> WHAT IS EXPECTED:
Reproduce, word for word, the span of lines starting at the line holding "Rebuild this chart" and ending at the line holding "let labelled = periods.filter((d, i)". Omit every picture.

Extracted records:
____________________
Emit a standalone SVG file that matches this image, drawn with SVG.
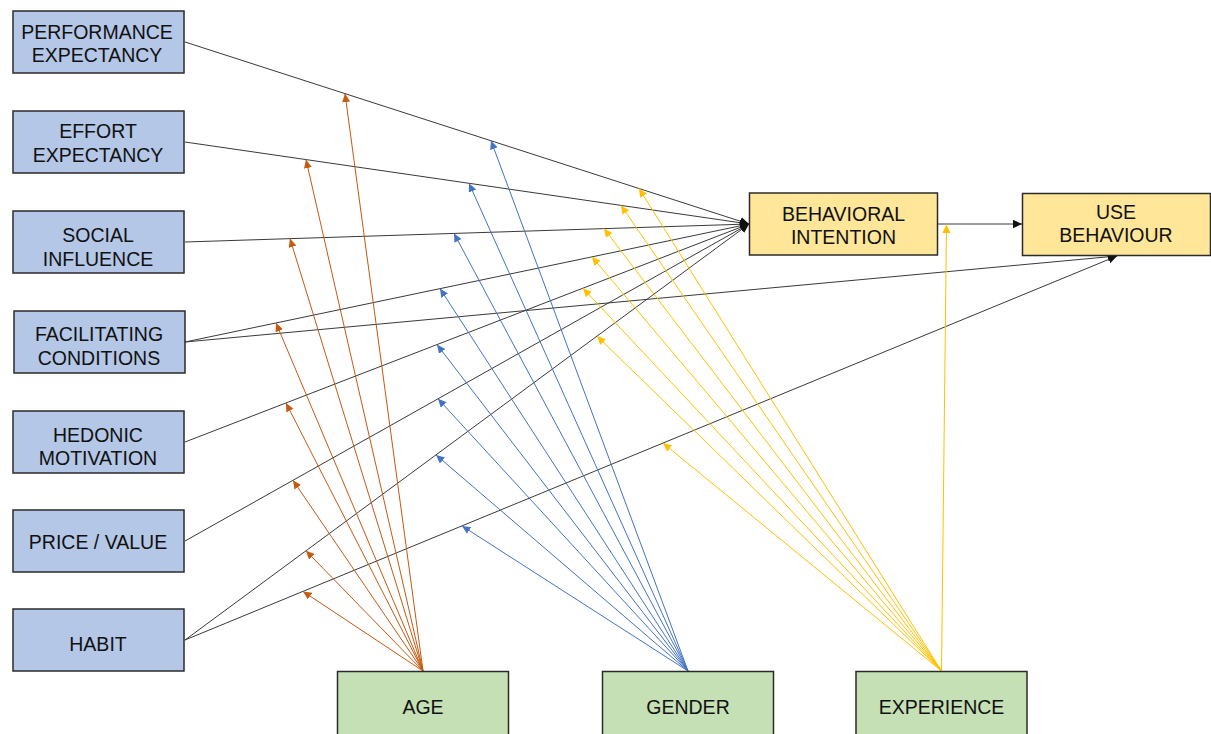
<svg xmlns="http://www.w3.org/2000/svg" width="1211" height="734" viewBox="0 0 1211 734">
  <style>
    .box { stroke: #2b2b2b; stroke-width: 1.5; }
    .cons { fill: #b4c7e7; }
    .outc { fill: #ffe699; }
    .mod { fill: #c5e0b4; }
    text { font-family: "Liberation Sans", Arial, sans-serif; font-size: 19.5px; fill: #111; text-anchor: middle; }
    .path { fill: none; stroke: #3a3a3a; stroke-width: 1; }
    .age { fill: none; stroke: #c55a11; stroke-width: 1; }
    .gen { fill: none; stroke: #4472c4; stroke-width: 1; }
    .exp { fill: none; stroke: #ffc000; stroke-width: 1; }
  </style>
  <defs>
    <marker id="ah-black" markerUnits="userSpaceOnUse" markerWidth="10" markerHeight="9" refX="9" refY="4.25" orient="auto">
      <path d="M0,0 L9,4.25 L0,8.5 Z" fill="#111"/>
    </marker>
    <marker id="ah-age" markerUnits="userSpaceOnUse" markerWidth="10" markerHeight="9" refX="8.5" refY="4" orient="auto">
      <path d="M0,0 L8.5,4 L0,8 Z" fill="#c55a11"/>
    </marker>
    <marker id="ah-gen" markerUnits="userSpaceOnUse" markerWidth="10" markerHeight="9" refX="8.5" refY="4" orient="auto">
      <path d="M0,0 L8.5,4 L0,8 Z" fill="#4472c4"/>
    </marker>
    <marker id="ah-exp" markerUnits="userSpaceOnUse" markerWidth="10" markerHeight="9" refX="8.5" refY="4" orient="auto">
      <path d="M0,0 L8.5,4 L0,8 Z" fill="#ffc000"/>
    </marker>
  </defs>

  <!-- structural paths -->
  <g id="connectors">
    <g id="paths-main">
      <line class="path" x1="185" y1="42" x2="749" y2="224" marker-end="url(#ah-black)"/>
      <line class="path" x1="185" y1="142" x2="749" y2="224" marker-end="url(#ah-black)"/>
      <line class="path" x1="185" y1="242" x2="749" y2="224" marker-end="url(#ah-black)"/>
      <line class="path" x1="185" y1="342" x2="749" y2="224" marker-end="url(#ah-black)"/>
      <line class="path" x1="185" y1="442" x2="749" y2="224" marker-end="url(#ah-black)"/>
      <line class="path" x1="185" y1="541" x2="749" y2="224" marker-end="url(#ah-black)"/>
      <line class="path" x1="185" y1="640" x2="749" y2="224" marker-end="url(#ah-black)"/>
      <line class="path" x1="185" y1="342" x2="1117" y2="256" marker-end="url(#ah-black)"/>
      <line class="path" x1="185" y1="640" x2="1117" y2="256" marker-end="url(#ah-black)"/>
      <line class="path" x1="938" y1="224" x2="1022" y2="224" marker-end="url(#ah-black)"/>
    </g>

    <!-- moderation by age -->
    <g id="mod-age">
      <line class="age" x1="423" y1="671" x2="345" y2="93.6" marker-end="url(#ah-age)"/>
      <line class="age" x1="423" y1="671" x2="306" y2="159.6" marker-end="url(#ah-age)"/>
      <line class="age" x1="423" y1="671" x2="290" y2="238.6" marker-end="url(#ah-age)"/>
      <line class="age" x1="423" y1="671" x2="276" y2="323" marker-end="url(#ah-age)"/>
      <line class="age" x1="423" y1="671" x2="286" y2="403" marker-end="url(#ah-age)"/>
      <line class="age" x1="423" y1="671" x2="293" y2="480.3" marker-end="url(#ah-age)"/>
      <line class="age" x1="423" y1="671" x2="306" y2="550.8" marker-end="url(#ah-age)"/>
      <line class="age" x1="423" y1="671" x2="303" y2="591.4" marker-end="url(#ah-age)"/>
    </g>

    <!-- moderation by gender -->
    <g id="mod-gender">
      <line class="gen" x1="688" y1="671" x2="491" y2="140.7" marker-end="url(#ah-gen)"/>
      <line class="gen" x1="688" y1="671" x2="469" y2="183.3" marker-end="url(#ah-gen)"/>
      <line class="gen" x1="688" y1="671" x2="454" y2="233.4" marker-end="url(#ah-gen)"/>
      <line class="gen" x1="688" y1="671" x2="440" y2="288.6" marker-end="url(#ah-gen)"/>
      <line class="gen" x1="688" y1="671" x2="437" y2="344.6" marker-end="url(#ah-gen)"/>
      <line class="gen" x1="688" y1="671" x2="438" y2="398.8" marker-end="url(#ah-gen)"/>
      <line class="gen" x1="688" y1="671" x2="436" y2="454.9" marker-end="url(#ah-gen)"/>
      <line class="gen" x1="688" y1="671" x2="462" y2="525.9" marker-end="url(#ah-gen)"/>
    </g>

    <!-- moderation by experience -->
    <g id="mod-experience">
      <line class="exp" x1="941.5" y1="671" x2="639" y2="188.5" marker-end="url(#ah-exp)"/>
      <line class="exp" x1="941.5" y1="671" x2="621" y2="205.4" marker-end="url(#ah-exp)"/>
      <line class="exp" x1="941.5" y1="671" x2="604" y2="228.6" marker-end="url(#ah-exp)"/>
      <line class="exp" x1="941.5" y1="671" x2="592" y2="256.8" marker-end="url(#ah-exp)"/>
      <line class="exp" x1="941.5" y1="671" x2="583" y2="288.2" marker-end="url(#ah-exp)"/>
      <line class="exp" x1="941.5" y1="671" x2="597" y2="336.1" marker-end="url(#ah-exp)"/>
      <line class="exp" x1="941.5" y1="671" x2="663" y2="443.1" marker-end="url(#ah-exp)"/>
      <line class="exp" x1="941.5" y1="671" x2="946.5" y2="224.5" marker-end="url(#ah-exp)"/>
    </g>
  </g>

  <!-- constructs -->
  <g id="performance-expectancy">
    <rect class="box cons" x="13" y="11" width="171" height="62"/>
    <text x="97" y="39">PERFORMANCE</text>
    <text x="97" y="62">EXPECTANCY</text>
  </g>
  <g id="effort-expectancy">
    <rect class="box cons" x="13" y="111" width="171" height="62"/>
    <text x="98" y="138">EFFORT</text>
    <text x="98" y="162">EXPECTANCY</text>
  </g>
  <g id="social-influence">
    <rect class="box cons" x="13" y="211" width="171" height="62"/>
    <text x="98" y="242">SOCIAL</text>
    <text x="98" y="265.5">INFLUENCE</text>
  </g>
  <g id="facilitating-conditions">
    <rect class="box cons" x="14" y="311" width="171" height="62"/>
    <text x="99" y="341">FACILITATING</text>
    <text x="99" y="364.5">CONDITIONS</text>
  </g>
  <g id="hedonic-motivation">
    <rect class="box cons" x="13" y="411" width="171" height="62"/>
    <text x="98" y="441.5">HEDONIC</text>
    <text x="98" y="465">MOTIVATION</text>
  </g>
  <g id="price-value">
    <rect class="box cons" x="13" y="510" width="171" height="62"/>
    <text x="98" y="548.5">PRICE / VALUE</text>
  </g>
  <g id="habit">
    <rect class="box cons" x="13" y="609" width="171" height="62"/>
    <text x="98" y="651">HABIT</text>
  </g>

  <!-- outcomes -->
  <g id="behavioral-intention">
    <rect class="box outc" x="749.5" y="193" width="188" height="62"/>
    <text x="843.5" y="220.5">BEHAVIORAL</text>
    <text x="843.5" y="243.5">INTENTION</text>
  </g>
  <g id="use-behaviour">
    <rect class="box outc" x="1022.5" y="193.5" width="188" height="62"/>
    <text x="1116" y="219">USE</text>
    <text x="1116" y="242">BEHAVIOUR</text>
  </g>

  <!-- moderators -->
  <g id="age">
    <rect class="box mod" x="337.5" y="671.5" width="171" height="64"/>
    <text x="423" y="714">AGE</text>
  </g>
  <g id="gender">
    <rect class="box mod" x="602.5" y="671.5" width="171" height="64"/>
    <text x="688" y="714">GENDER</text>
  </g>
  <g id="experience">
    <rect class="box mod" x="856" y="671.5" width="171" height="64"/>
    <text x="941.5" y="713.5">EXPERIENCE</text>
  </g>
</svg>
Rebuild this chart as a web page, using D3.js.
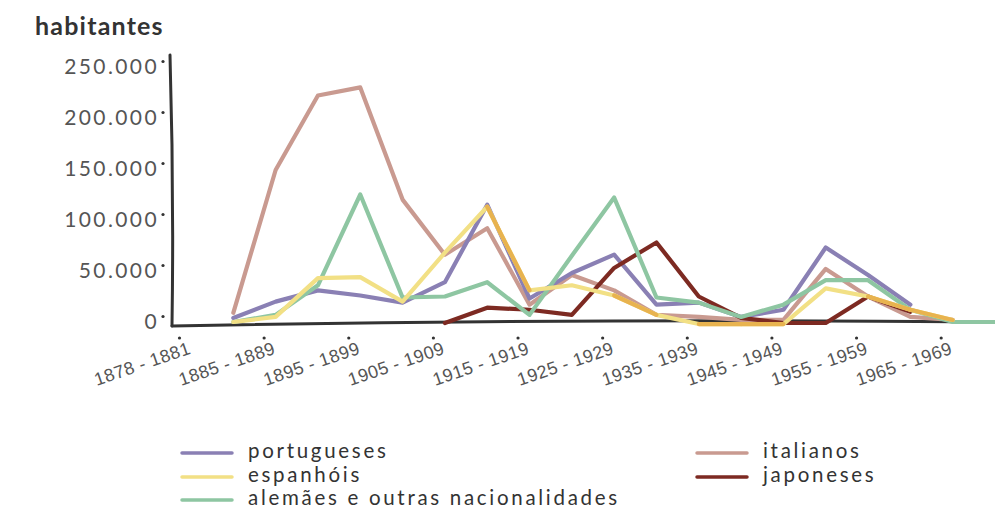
<!DOCTYPE html>
<html>
<head>
<meta charset="utf-8">
<script src="https://cdn.jsdelivr.net/npm/d3@7"></script>
<style>
  body { margin: 0; background: #fff; }
  svg { display: block; font-family: "Lato", "Noto Sans", sans-serif; }
</style>
</head>
<body>
<div id="chart"></div>
<script>
// periods on the x axis (only every other one gets a label)
let periods = ["1878 - 1881", "1882 - 1884", "1885 - 1889", "1890 - 1894", "1895 - 1899",
  "1900 - 1904", "1905 - 1909", "1910 - 1914", "1915 - 1919", "1920 - 1924",
  "1925 - 1929", "1930 - 1934", "1935 - 1939", "1940 - 1944", "1945 - 1949",
  "1950 - 1954", "1955 - 1959", "1960 - 1964", "1965 - 1969", "1970 - 1974"];
let labelled = periods.filter((d, i) => i % 2 === 0);

// values in thousands of people
let portugueses = [null, 4, 20, 31, 26, 19, 39, 115, 23, 48, 66, 17, 19, 5, 12, 73, 46, 17, null, null];
let espanhois = [null, 0, 5, 43, 44, 20, 68, 113, 31, 36, 26, 7, -2, -2, -2, 33, 25, 12, 2, null];
let alemaes = [null, 0, 7, 36, 125, 24, 25, 39, 7, 65, 122, 24, 19, 5, 17, 41, 41, 12, 0, 0];
let italianos = [null, 9, 149, 222, 230, 120, 66, 92, 17, 46, 31, 7, 5, 2, 2, 52, 25, 5, 2, null];
let japoneses = [null, null, null, null, null, null, -1, 14, 12, 7, 53, 78, 25, 4, -1, -1, 25, 10, null, null];

// stretches of the spanish line that were drawn over twice (they look darker)
let espanhoisDoubled = [7, 10, 12, 13, 16, 17];

let yTicks = [0, 50000, 100000, 150000, 200000, 250000];

let series = [
  { name: "italianos", values: italianos, color: "#c99a90" },
  { name: "portugueses", values: portugueses, color: "#8a80b4" },
  { name: "japoneses", values: japoneses, color: "#7d2a22" },
  { name: "alemães e outras nacionalidades", values: alemaes, color: "#8ec6a2" },
  { name: "espanhóis", values: espanhois, color: "#f2e085" }
];

let svgWidth = 995;
let svgHeight = 514;

let svg = d3.select("#chart")
  .append("svg")
  .attr("width", svgWidth)
  .attr("height", svgHeight);

// scales
let x = d3.scalePoint()
  .domain(periods)
  .range([191, 995]);

let y = d3.scaleLinear()
  .domain([0, 250000])
  .range([322, 67]);

// title
svg.append("text")
  .attr("x", 35)
  .attr("y", 35)
  .attr("font-size", 25)
  .attr("font-weight", "bold")
  .attr("letter-spacing", 1.2)
  .attr("fill", "#333")
  .text("habitantes");

// y axis
let yAxis = svg.append("g")
  .attr("transform", "translate(172,0)")
  .call(d3.axisLeft(y)
    .tickValues(yTicks)
    .tickSize(0)
    .tickPadding(13)
    .tickFormat(d => d3.format(",")(d).replace(/,/g, ".")));

yAxis.select(".domain").remove();
yAxis.selectAll("text")
  .attr("font-size", 21)
  .attr("font-family", "Lato, sans-serif")
  .attr("letter-spacing", 2.4)
  .attr("fill", "#555");
yAxis.selectAll(".tick")
  .append("circle")
  .attr("cx", -9)
  .attr("cy", -6)
  .attr("r", 1.6)
  .attr("fill", "#333");

// x axis labels
let xAxis = svg.append("g")
  .attr("transform", "translate(0,322)")
  .call(d3.axisBottom(x)
    .tickValues(labelled)
    .tickSize(0)
    .tickFormat(""));

xAxis.select(".domain").remove();
xAxis.selectAll(".tick")
  .append("circle")
  .attr("cx", -12)
  .attr("cy", 16)
  .attr("r", 1.6)
  .attr("fill", "#333");
xAxis.selectAll(".tick")
  .append("text")
  .attr("transform", "translate(-4,19) rotate(-19)")
  .attr("text-anchor", "end")
  .attr("dy", "0.72em")
  .attr("font-size", 18)
  .attr("letter-spacing", 0.4)
  .attr("fill", "#555")
  .text(d => d);

// hand drawn axis lines (drawn before the lines so the near-zero stretches show)
svg.append("path")
  .attr("d", "M170,55 Q174,190 172,326")
  .attr("fill", "none")
  .attr("stroke", "#333")
  .attr("stroke-width", 3)
  .attr("stroke-linecap", "round");

svg.append("path")
  .attr("d", "M172,326 Q580,318 995,322")
  .attr("fill", "none")
  .attr("stroke", "#333")
  .attr("stroke-width", 3)
  .attr("stroke-linecap", "round");

// lines
let line = d3.line()
  .defined(d => d != null)
  .x((d, i) => x(periods[i]))
  .y(d => y(d * 1000))
  .curve(d3.curveLinear);

let lines = svg.append("g");

lines.selectAll("path")
  .data(series)
  .enter()
  .append("path")
  .attr("d", d => line(d.values))
  .attr("fill", "none")
  .attr("stroke", d => d.color)
  .attr("stroke-width", 4.2)
  .attr("stroke-linejoin", "round")
  .attr("stroke-linecap", "round");

// darker doubled strokes on the spanish line
lines.selectAll("path.doubled")
  .data(espanhoisDoubled)
  .enter()
  .append("path")
  .attr("class", "doubled")
  .attr("d", i => line(espanhois.map((v, j) => (j === i || j === i + 1) ? v : null)))
  .attr("fill", "none")
  .attr("stroke", "#e8b34f")
  .attr("stroke-width", 4.2)
  .attr("stroke-linecap", "round");

// legend
let legendItems = [
  { name: "portugueses", color: "#8a80b4", lx: 182, ly: 453 },
  { name: "espanhóis", color: "#f2e085", lx: 182, ly: 477 },
  { name: "alemães e outras nacionalidades", color: "#8ec6a2", lx: 182, ly: 500 },
  { name: "italianos", color: "#c99a90", lx: 697, ly: 453 },
  { name: "japoneses", color: "#7d2a22", lx: 697, ly: 477 }
];

let legend = svg.append("g")
  .selectAll("g")
  .data(legendItems)
  .enter()
  .append("g")
  .attr("transform", d => `translate(${d.lx},${d.ly})`);

legend.append("line")
  .attr("x1", 0)
  .attr("x2", 50)
  .attr("stroke", d => d.color)
  .attr("stroke-width", 3.5)
  .attr("stroke-linecap", "round");

legend.append("text")
  .attr("x", 66)
  .attr("y", 5)
  .attr("font-size", 20.5)
  .attr("letter-spacing", 2.7)
  .attr("fill", "#333")
  .text(d => d.name);
</script>
</body>
</html>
____________________
> EXERCISE SOLUTION:
Rebuild this chart as a web page, using D3.js.
<!DOCTYPE html>
<html>
<head>
<meta charset="utf-8">
<script src="https://cdn.jsdelivr.net/npm/d3@7"></script>
<style>
  body { margin: 0; background: #fff; }
  svg { display: block; font-family: "Lato", "Noto Sans", sans-serif; }
</style>
</head>
<body>
<div id="chart"></div>
<script>
// periods on the x axis (only every other one gets a label)
let periods = ["1878 - 1881", "1882 - 1884", "1885 - 1889", "1890 - 1894", "1895 - 1899",
  "1900 - 1904", "1905 - 1909", "1910 - 1914", "1915 - 1919", "1920 - 1924",
  "1925 - 1929", "1930 - 1934", "1935 - 1939", "1940 - 1944", "1945 - 1949",
  "1950 - 1954", "1955 - 1959", "1960 - 1964", "1965 - 1969", "1970 - 1974"];
let labelled = periods.filter((d, i) => i % 2 === 0);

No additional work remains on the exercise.